A waning lamp sits on a corner table, the time on the small clock is wrong and it’s aggravating. Shouldn’t a waiting room of all places keep correct time? A laminated wood coffee table is centrally located with magazines stacked too neatly. Who keeps them all so organized, so appealingly kept? Choosing a magazine is like a Rorschach test, wondering if others will judge the decision, if you can live with it yourself. The intellectual rigor of The Economist or the gossipy superficiality of People? The organizational practicality of Real Simple or the envy-inducing travelogues of Condé Nast? Maybe you’ll just scroll, head down on your phone, where you can maintain anonymity.

You sit too straight backed on the worn leather couch, waiting. You should slouch back, relax. It’s increasingly challenging to sit in silence, in stillness, in this incessantly rushing world. You distractedly peek out of the corner of your eye. The wide leaves of the adjacent plant are drooping, yearning for a drink of water, clearly neglected. It makes you wonder at the reliability of this place; shouldn’t plants be tended to just as people are? You guiltily realize, your own office plants are just as wanting. 

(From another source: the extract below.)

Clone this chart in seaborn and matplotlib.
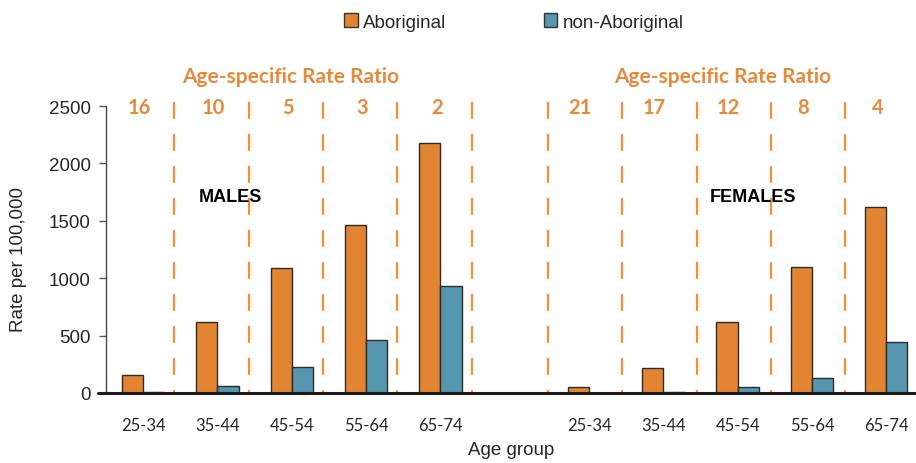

Someone opens the door, a stocky middle-aged man. You don’t look at him directly but glance up through your lashes just a moment, long enough to take him in. He’s calculating, surveying the room, deciding if he should grab tea, a magazine, where he should sit. He falters, then grabs a Time magazine. You try not to judge, but you do. He must be serious. But when he sits down, he takes out his phone, scrolling through intently, waiting for his turn.